Sometimes I find it amazing how something that seems so small to me can greatly affect someone’s future. Something that I do on a regular basis, something I don’t think twice about – something such as making a phone call. We do it pretty much every day – making calls. It’s just a part of our culture, our generation. What’s a cell phone for anyways? To me, serving has become like that as well. I don’t want it to become mundane and familiar, but I do want it to be a part of who I am, not just a part of my life here at college and church. Well, when you combine the two (phone calls and serving), you get one thing: making calls to members of the church. Don’t worry, I’m not going off on one of my tangents. Let me explain a bit more what this has to do with anything.
For Sisterhood (the women’s ministry service on Thursday mornings), I serve in the buses ministry. When I am rostered on for the week, I ride on one of the church buses that picks women up around Sydney who don’t have cars. I get to greet the women and just make them feel welcome in the mornings. The lady who oversees this area is actually about to have a baby, so I told her I don’t mind helping to make the phone calls and such like she used to do. So this week I made the phone calls and edited the bus run sheet, which just tells the bus driver the routes we need to take for that Thursday morning. I was given a few new people to contact along with the “regulars”. One lady, though, had an incomplete number. I actually was thinking it looked weird, because it was only 7 digits, and it looked like an American number, like this: (xxx-xxxx). Home numbers here are 8 digits, so I realized a number was missing. I emailed the bus driver that morning, and kept checking my email, but no reply. So finally that evening she sent me an email back with the correct number. I called this lady and said, “Hi, this is Rian from Hillsong Church and I’m calling about Sisterhood tomorrow. Just wondering if you are coming and if you need a ride on the bus?” She seemed really happy to talk to me and was saying that she wanted to come to Sisterhood but didn’t have a car. I told her that I didn’t have a car and that I know how frustrating that can be, and I told her that the Sisterhood bus could pick her up. When she got what I was saying, she was SO incredibly happy! I apologized for not calling earlier but someone had given me an incomplete number and I just got the right number. She was so thankful that I actually “went to so much trouble” (as she put it) to get her number. It really didn’t seem like a big deal to me. “It’s just my job.”

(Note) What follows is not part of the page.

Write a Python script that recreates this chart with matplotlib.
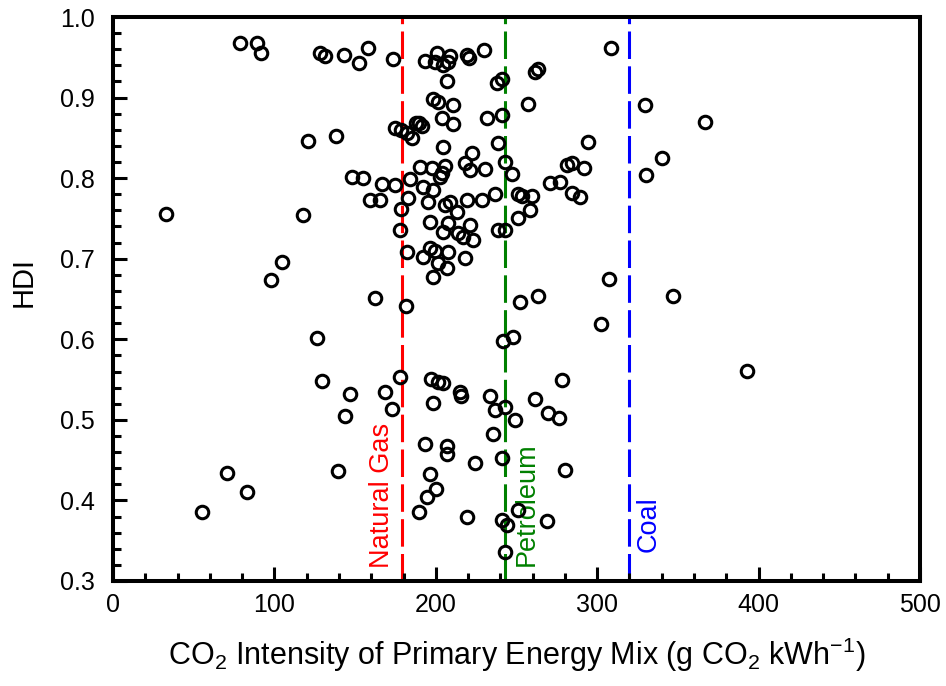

When I met her on the bus the next morning, God just totally spoke through me. I didn’t say much to her on the ride because I wasn’t sitting next to her, but as we were getting off I asked her if she had anyone to sit with and she said, “No.” I told her I didn’t either and asked if she wanted to sit with me. She refused at first because she thought I wanted to sit with my friends or something, but I reassured her that I had no one to sit with and I wanted to sit with her.
The reason I say “God just totally spoke through me” is because after the service was over and I was chatting with her, she told me that she wanted to go to Colour Conference this past year (yes, what I’ve been talking about in my past couple blogs) but that she couldn’t afford it. She said that she applied for financial aid but no one at the church contacted her. I apologized to her and encouraged her to still come next year. She then told me what totally hit me hard. She told me that because no one had contacted her (and she had tried several times to call the church but no one was helpful) about Colour, she was becoming really bitter. She told me that if I hadn’t called her, she would’ve been turned off from the church. I quickly realized after that how crucial it was to be connected. I learned that she has been going to Hillsong now for 8 years, and yet she still doesn’t know hardly anyone! That blows my mind, because I’ve been going to Hillsong a little over 8 months, and I know so many people. But you know what? It’s not about knowing people and having friends and people seeing you, it’s about quietly finding that “one”. It’s about loving the “one.” Because I know if I were the last person on earth, Jesus still would’ve died for me. He’s all about the “one”. He’s all about you.